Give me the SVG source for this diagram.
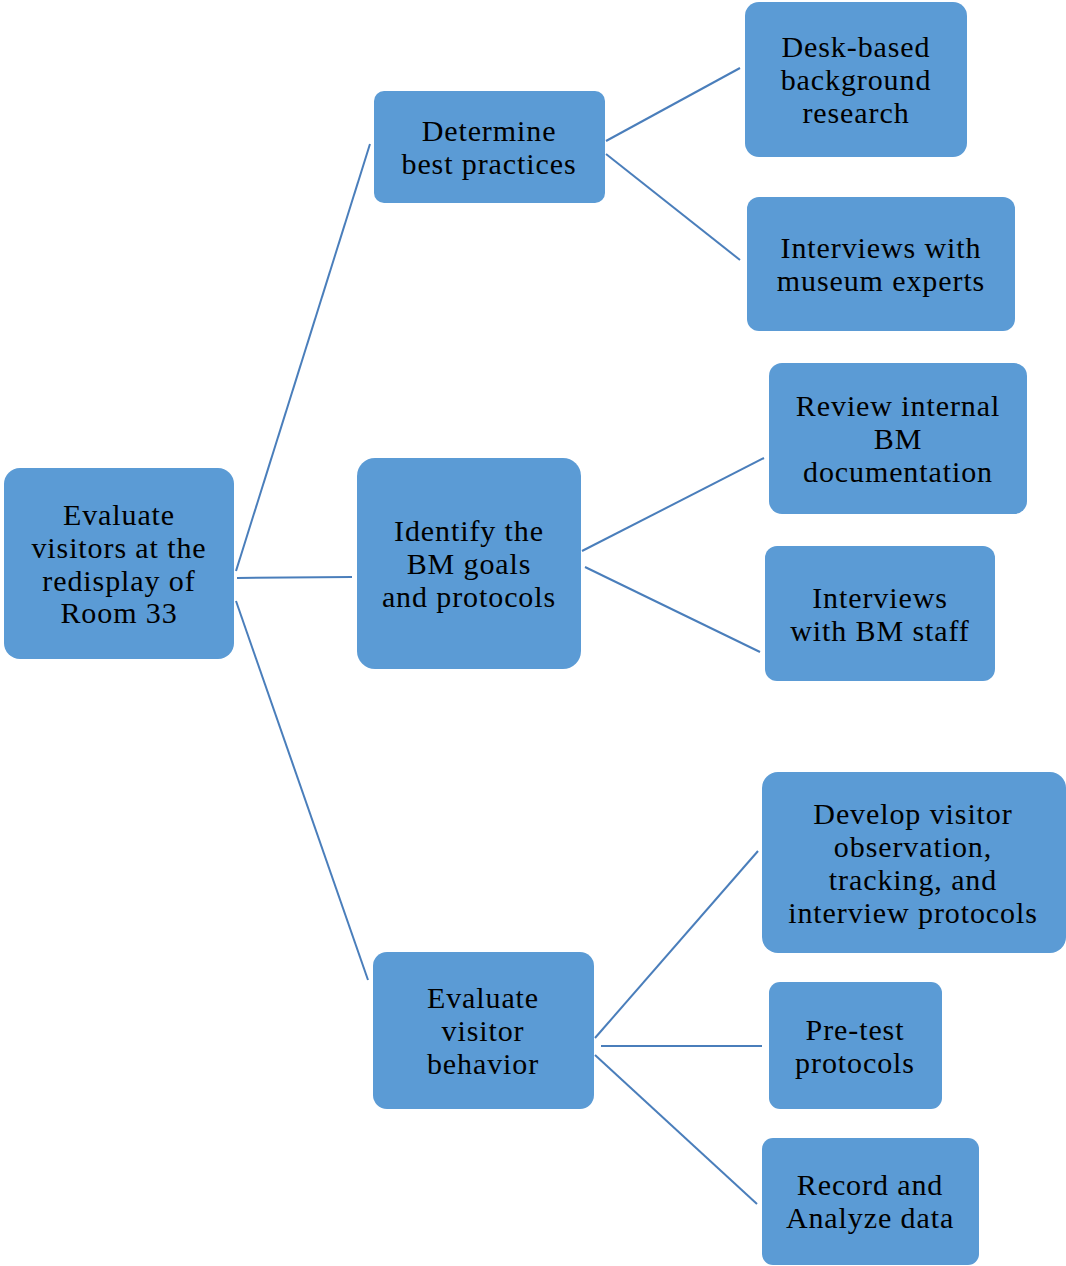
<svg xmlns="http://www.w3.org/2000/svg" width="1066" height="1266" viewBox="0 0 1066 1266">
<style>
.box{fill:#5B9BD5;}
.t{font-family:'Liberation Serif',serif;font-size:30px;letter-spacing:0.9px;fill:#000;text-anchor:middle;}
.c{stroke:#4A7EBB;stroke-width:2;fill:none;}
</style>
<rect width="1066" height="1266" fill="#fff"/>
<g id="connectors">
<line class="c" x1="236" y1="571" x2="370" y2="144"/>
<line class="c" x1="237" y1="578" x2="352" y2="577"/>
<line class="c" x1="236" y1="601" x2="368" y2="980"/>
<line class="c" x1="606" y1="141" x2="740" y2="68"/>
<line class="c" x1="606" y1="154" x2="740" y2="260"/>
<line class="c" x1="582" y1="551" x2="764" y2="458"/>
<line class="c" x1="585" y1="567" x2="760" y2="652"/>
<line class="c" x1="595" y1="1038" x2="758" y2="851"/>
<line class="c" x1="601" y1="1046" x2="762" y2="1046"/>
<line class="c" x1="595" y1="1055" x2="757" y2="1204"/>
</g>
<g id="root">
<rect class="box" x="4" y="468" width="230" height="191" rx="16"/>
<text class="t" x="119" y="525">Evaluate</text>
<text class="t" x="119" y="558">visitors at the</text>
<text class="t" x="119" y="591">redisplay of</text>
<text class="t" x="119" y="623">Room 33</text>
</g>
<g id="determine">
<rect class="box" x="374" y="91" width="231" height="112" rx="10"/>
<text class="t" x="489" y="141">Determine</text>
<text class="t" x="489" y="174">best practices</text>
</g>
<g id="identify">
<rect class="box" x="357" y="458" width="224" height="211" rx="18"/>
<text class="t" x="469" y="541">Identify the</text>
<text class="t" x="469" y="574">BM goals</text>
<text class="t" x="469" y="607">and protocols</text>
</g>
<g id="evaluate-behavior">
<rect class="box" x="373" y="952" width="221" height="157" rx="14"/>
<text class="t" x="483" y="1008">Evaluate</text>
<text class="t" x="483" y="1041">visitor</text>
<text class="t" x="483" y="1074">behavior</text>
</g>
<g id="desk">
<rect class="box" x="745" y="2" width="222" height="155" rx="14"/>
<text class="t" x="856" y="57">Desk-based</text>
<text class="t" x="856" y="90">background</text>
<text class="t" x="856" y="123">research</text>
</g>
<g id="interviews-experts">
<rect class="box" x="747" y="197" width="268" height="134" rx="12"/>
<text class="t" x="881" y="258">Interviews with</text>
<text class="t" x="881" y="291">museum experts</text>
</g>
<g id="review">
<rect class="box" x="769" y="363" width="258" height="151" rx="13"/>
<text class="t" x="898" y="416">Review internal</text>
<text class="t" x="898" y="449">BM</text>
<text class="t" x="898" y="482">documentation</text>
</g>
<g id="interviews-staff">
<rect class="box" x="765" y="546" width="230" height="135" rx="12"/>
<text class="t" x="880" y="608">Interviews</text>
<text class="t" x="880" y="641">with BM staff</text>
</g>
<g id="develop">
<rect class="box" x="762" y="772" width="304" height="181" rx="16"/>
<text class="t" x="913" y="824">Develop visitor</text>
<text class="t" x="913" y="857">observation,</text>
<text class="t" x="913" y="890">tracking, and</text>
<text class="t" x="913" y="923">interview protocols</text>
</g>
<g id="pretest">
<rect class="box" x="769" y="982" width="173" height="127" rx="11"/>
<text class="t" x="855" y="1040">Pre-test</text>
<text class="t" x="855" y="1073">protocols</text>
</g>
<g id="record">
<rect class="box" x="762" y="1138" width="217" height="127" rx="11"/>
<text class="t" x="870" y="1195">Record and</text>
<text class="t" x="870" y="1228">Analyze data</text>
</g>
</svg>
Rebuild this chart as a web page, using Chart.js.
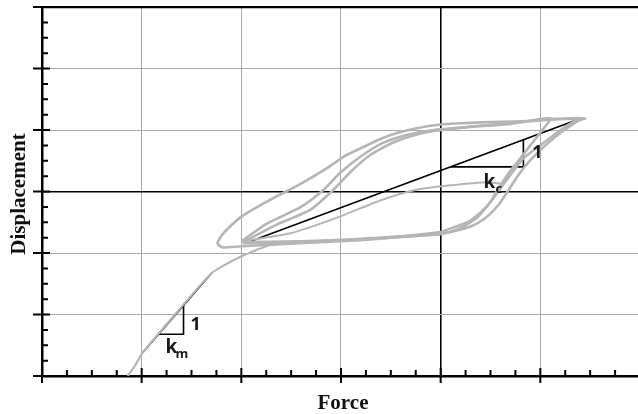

^^^^^^^^

AIM OF THE EXERCISE
Omit the pictures. Output every record above word for word.

OUTPUT BELOW
Give me the SVG source for this diagram.
<svg xmlns="http://www.w3.org/2000/svg" width="1066" height="1266" viewBox="0 0 1066 1266">
<style>
.box{fill:#5B9BD5;}
.t{font-family:'Liberation Serif',serif;font-size:30px;letter-spacing:0.9px;fill:#000;text-anchor:middle;}
.c{stroke:#4A7EBB;stroke-width:2;fill:none;}
</style>
<rect width="1066" height="1266" fill="#fff"/>
<g id="connectors">
<line class="c" x1="236" y1="571" x2="370" y2="144"/>
<line class="c" x1="237" y1="578" x2="352" y2="577"/>
<line class="c" x1="236" y1="601" x2="368" y2="980"/>
<line class="c" x1="606" y1="141" x2="740" y2="68"/>
<line class="c" x1="606" y1="154" x2="740" y2="260"/>
<line class="c" x1="582" y1="551" x2="764" y2="458"/>
<line class="c" x1="585" y1="567" x2="760" y2="652"/>
<line class="c" x1="595" y1="1038" x2="758" y2="851"/>
<line class="c" x1="601" y1="1046" x2="762" y2="1046"/>
<line class="c" x1="595" y1="1055" x2="757" y2="1204"/>
</g>
<g id="root">
<rect class="box" x="4" y="468" width="230" height="191" rx="16"/>
<text class="t" x="119" y="525">Evaluate</text>
<text class="t" x="119" y="558">visitors at the</text>
<text class="t" x="119" y="591">redisplay of</text>
<text class="t" x="119" y="623">Room 33</text>
</g>
<g id="determine">
<rect class="box" x="374" y="91" width="231" height="112" rx="10"/>
<text class="t" x="489" y="141">Determine</text>
<text class="t" x="489" y="174">best practices</text>
</g>
<g id="identify">
<rect class="box" x="357" y="458" width="224" height="211" rx="18"/>
<text class="t" x="469" y="541">Identify the</text>
<text class="t" x="469" y="574">BM goals</text>
<text class="t" x="469" y="607">and protocols</text>
</g>
<g id="evaluate-behavior">
<rect class="box" x="373" y="952" width="221" height="157" rx="14"/>
<text class="t" x="483" y="1008">Evaluate</text>
<text class="t" x="483" y="1041">visitor</text>
<text class="t" x="483" y="1074">behavior</text>
</g>
<g id="desk">
<rect class="box" x="745" y="2" width="222" height="155" rx="14"/>
<text class="t" x="856" y="57">Desk-based</text>
<text class="t" x="856" y="90">background</text>
<text class="t" x="856" y="123">research</text>
</g>
<g id="interviews-experts">
<rect class="box" x="747" y="197" width="268" height="134" rx="12"/>
<text class="t" x="881" y="258">Interviews with</text>
<text class="t" x="881" y="291">museum experts</text>
</g>
<g id="review">
<rect class="box" x="769" y="363" width="258" height="151" rx="13"/>
<text class="t" x="898" y="416">Review internal</text>
<text class="t" x="898" y="449">BM</text>
<text class="t" x="898" y="482">documentation</text>
</g>
<g id="interviews-staff">
<rect class="box" x="765" y="546" width="230" height="135" rx="12"/>
<text class="t" x="880" y="608">Interviews</text>
<text class="t" x="880" y="641">with BM staff</text>
</g>
<g id="develop">
<rect class="box" x="762" y="772" width="304" height="181" rx="16"/>
<text class="t" x="913" y="824">Develop visitor</text>
<text class="t" x="913" y="857">observation,</text>
<text class="t" x="913" y="890">tracking, and</text>
<text class="t" x="913" y="923">interview protocols</text>
</g>
<g id="pretest">
<rect class="box" x="769" y="982" width="173" height="127" rx="11"/>
<text class="t" x="855" y="1040">Pre-test</text>
<text class="t" x="855" y="1073">protocols</text>
</g>
<g id="record">
<rect class="box" x="762" y="1138" width="217" height="127" rx="11"/>
<text class="t" x="870" y="1195">Record and</text>
<text class="t" x="870" y="1228">Analyze data</text>
</g>
</svg>
Rebuild this chart as a web page, using Chart.js.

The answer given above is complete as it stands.